#### WHAT YOU NEED TO DO:
Repeat word for word the lines from the top of the records through the line containing "plt.rcParams['font.family'] = ['Liberation", and skip the pictures.

#### STORED DATA:
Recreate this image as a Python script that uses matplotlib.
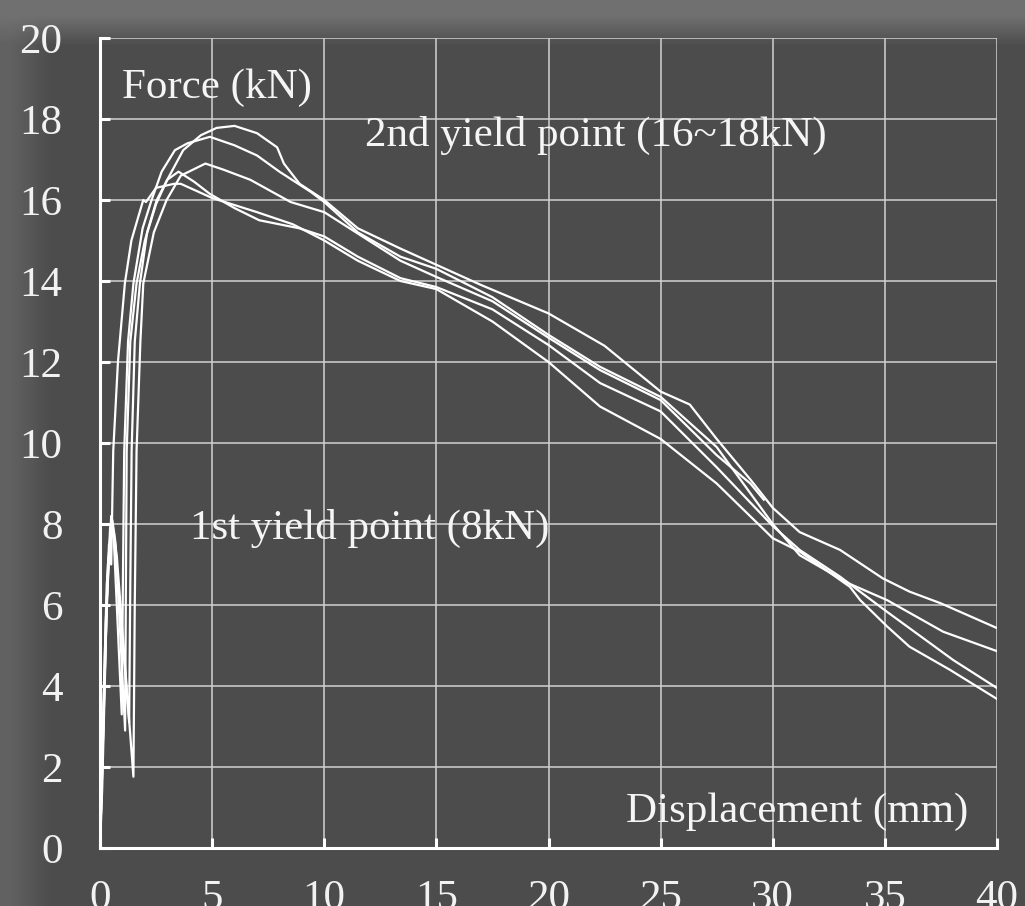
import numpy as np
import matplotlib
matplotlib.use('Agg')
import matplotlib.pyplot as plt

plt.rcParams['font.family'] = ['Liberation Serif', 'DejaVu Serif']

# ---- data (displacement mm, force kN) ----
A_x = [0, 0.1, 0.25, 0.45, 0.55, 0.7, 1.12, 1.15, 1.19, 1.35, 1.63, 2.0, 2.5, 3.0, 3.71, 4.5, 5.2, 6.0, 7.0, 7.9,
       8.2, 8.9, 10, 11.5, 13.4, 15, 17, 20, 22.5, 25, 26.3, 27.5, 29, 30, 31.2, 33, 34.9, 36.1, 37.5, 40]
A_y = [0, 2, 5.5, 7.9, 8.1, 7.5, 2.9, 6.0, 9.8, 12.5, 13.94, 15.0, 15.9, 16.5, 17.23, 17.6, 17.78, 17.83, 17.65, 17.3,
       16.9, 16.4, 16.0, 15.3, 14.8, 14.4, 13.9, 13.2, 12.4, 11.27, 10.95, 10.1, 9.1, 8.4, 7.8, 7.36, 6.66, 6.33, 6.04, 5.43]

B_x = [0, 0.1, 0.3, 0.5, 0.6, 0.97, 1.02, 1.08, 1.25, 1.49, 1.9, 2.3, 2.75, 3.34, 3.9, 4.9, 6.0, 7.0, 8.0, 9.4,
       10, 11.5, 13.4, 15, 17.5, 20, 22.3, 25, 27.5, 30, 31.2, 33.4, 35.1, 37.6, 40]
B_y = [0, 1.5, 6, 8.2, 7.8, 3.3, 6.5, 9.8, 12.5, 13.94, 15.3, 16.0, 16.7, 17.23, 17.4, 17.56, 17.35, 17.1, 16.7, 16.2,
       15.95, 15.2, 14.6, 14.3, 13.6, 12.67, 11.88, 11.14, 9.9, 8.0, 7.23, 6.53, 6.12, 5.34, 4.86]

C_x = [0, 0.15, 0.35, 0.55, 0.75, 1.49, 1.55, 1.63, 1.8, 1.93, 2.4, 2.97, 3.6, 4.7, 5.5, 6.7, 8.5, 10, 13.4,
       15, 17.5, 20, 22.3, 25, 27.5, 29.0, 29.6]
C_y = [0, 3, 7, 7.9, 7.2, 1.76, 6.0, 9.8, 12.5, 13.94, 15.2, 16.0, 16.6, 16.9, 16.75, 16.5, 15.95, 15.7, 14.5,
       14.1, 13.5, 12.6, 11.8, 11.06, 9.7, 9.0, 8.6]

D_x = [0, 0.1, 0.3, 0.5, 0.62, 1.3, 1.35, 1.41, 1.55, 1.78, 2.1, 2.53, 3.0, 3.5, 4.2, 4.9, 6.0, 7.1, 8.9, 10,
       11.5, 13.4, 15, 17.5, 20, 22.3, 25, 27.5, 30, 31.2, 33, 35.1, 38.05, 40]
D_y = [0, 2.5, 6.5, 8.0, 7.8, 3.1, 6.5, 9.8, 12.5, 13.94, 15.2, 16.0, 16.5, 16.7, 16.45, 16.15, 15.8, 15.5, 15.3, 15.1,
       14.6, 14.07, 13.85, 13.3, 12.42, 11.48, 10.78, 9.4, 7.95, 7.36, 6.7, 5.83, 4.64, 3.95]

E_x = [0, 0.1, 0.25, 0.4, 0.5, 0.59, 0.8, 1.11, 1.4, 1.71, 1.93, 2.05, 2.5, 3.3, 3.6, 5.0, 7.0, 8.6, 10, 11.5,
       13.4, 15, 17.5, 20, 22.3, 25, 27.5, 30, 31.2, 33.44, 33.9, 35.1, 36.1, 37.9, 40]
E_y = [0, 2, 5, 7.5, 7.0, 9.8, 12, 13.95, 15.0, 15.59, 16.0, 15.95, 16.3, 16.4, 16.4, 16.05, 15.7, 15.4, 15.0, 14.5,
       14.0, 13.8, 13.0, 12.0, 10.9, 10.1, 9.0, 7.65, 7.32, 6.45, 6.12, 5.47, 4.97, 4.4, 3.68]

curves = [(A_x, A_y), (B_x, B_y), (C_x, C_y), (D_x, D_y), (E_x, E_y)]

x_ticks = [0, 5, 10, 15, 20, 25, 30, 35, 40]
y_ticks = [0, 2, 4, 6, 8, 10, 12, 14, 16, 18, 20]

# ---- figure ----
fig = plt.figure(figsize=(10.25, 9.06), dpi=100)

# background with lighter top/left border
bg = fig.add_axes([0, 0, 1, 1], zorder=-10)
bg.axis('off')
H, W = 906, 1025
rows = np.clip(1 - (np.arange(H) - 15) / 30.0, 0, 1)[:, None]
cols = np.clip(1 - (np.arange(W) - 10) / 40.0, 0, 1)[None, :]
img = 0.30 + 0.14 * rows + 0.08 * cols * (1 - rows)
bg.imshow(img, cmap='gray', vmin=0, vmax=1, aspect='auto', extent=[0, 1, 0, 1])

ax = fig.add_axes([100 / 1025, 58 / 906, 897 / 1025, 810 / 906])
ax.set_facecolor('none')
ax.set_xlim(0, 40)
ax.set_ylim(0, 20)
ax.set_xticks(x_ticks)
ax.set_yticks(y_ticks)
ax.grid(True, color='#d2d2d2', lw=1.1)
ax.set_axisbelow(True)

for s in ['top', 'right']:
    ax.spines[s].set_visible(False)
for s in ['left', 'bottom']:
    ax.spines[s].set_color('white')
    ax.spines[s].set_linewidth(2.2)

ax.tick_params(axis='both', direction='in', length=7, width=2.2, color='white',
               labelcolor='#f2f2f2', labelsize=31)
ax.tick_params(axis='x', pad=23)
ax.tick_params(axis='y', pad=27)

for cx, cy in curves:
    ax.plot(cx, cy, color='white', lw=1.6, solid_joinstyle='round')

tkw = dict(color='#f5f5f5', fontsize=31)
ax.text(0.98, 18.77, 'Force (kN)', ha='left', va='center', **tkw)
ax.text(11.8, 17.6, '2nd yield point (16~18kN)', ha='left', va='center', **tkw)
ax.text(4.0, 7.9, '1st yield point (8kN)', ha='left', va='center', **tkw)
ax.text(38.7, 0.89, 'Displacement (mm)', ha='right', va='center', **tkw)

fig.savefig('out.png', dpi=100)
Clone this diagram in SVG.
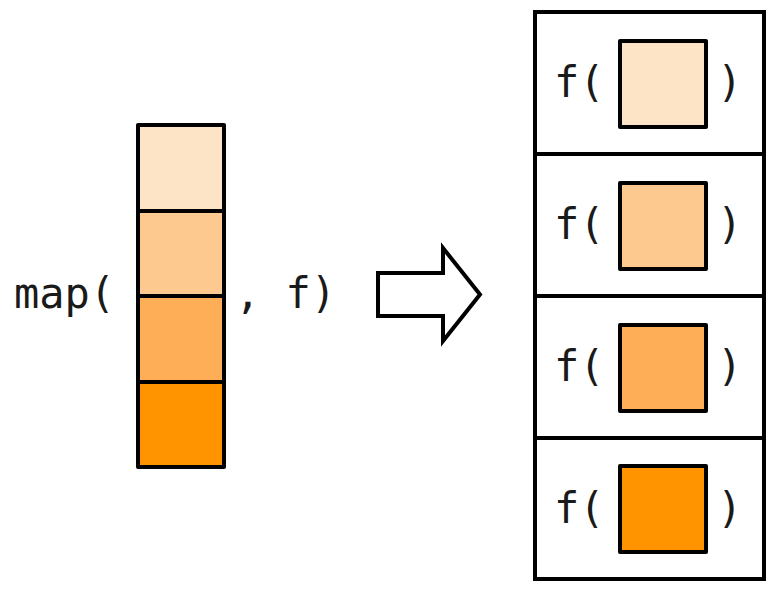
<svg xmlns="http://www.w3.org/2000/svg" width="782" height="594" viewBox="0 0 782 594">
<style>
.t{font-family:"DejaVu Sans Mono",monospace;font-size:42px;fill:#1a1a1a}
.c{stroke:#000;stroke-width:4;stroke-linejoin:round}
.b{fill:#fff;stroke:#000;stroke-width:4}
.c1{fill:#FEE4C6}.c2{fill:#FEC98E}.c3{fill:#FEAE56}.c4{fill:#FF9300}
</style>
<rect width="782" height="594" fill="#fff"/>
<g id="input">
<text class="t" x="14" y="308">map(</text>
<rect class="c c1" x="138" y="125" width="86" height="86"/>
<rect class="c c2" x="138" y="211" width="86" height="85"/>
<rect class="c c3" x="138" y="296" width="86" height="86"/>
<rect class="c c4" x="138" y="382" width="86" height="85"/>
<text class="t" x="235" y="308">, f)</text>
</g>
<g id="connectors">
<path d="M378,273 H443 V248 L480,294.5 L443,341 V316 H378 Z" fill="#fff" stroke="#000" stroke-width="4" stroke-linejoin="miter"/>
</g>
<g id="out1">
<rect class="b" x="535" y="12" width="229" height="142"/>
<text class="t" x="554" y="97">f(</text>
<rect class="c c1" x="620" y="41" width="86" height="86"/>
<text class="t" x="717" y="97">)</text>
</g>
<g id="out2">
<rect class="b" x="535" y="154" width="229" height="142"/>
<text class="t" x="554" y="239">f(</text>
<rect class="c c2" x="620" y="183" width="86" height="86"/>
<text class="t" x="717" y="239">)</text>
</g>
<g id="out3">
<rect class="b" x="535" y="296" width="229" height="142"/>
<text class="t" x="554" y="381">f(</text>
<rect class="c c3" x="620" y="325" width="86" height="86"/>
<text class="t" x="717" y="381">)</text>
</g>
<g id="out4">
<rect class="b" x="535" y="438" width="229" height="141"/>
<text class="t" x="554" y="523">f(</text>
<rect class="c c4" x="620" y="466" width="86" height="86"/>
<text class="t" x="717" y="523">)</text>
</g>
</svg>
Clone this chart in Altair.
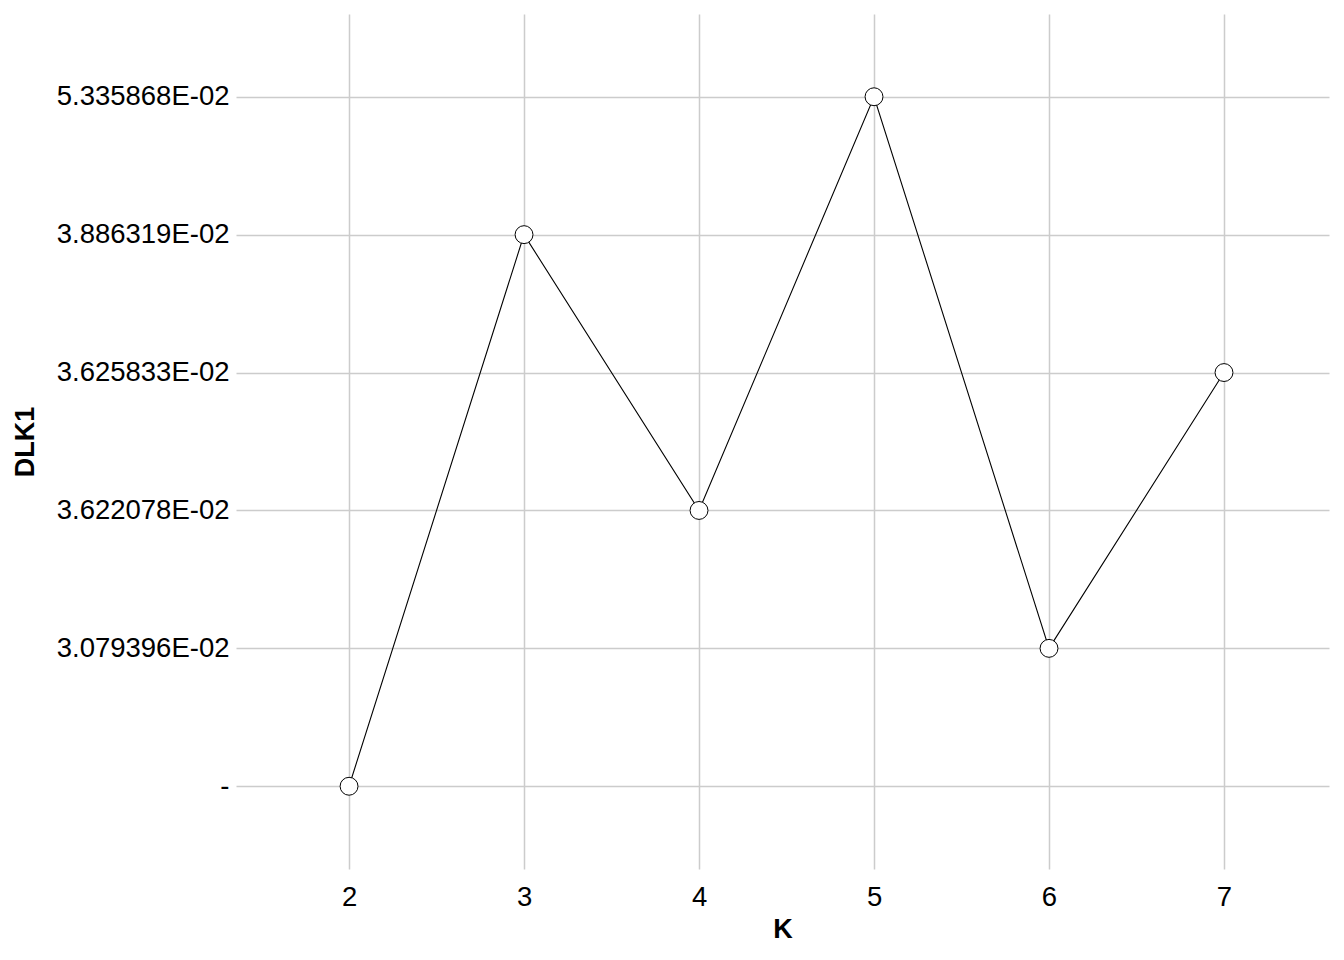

#### RESULT OF THE TASK:
Recreate this image as a Python script that uses matplotlib.
import numpy as np
import matplotlib
matplotlib.use('Agg')
import matplotlib.pyplot as plt

plt.rcParams['font.family'] = ['Liberation Serif', 'DejaVu Serif']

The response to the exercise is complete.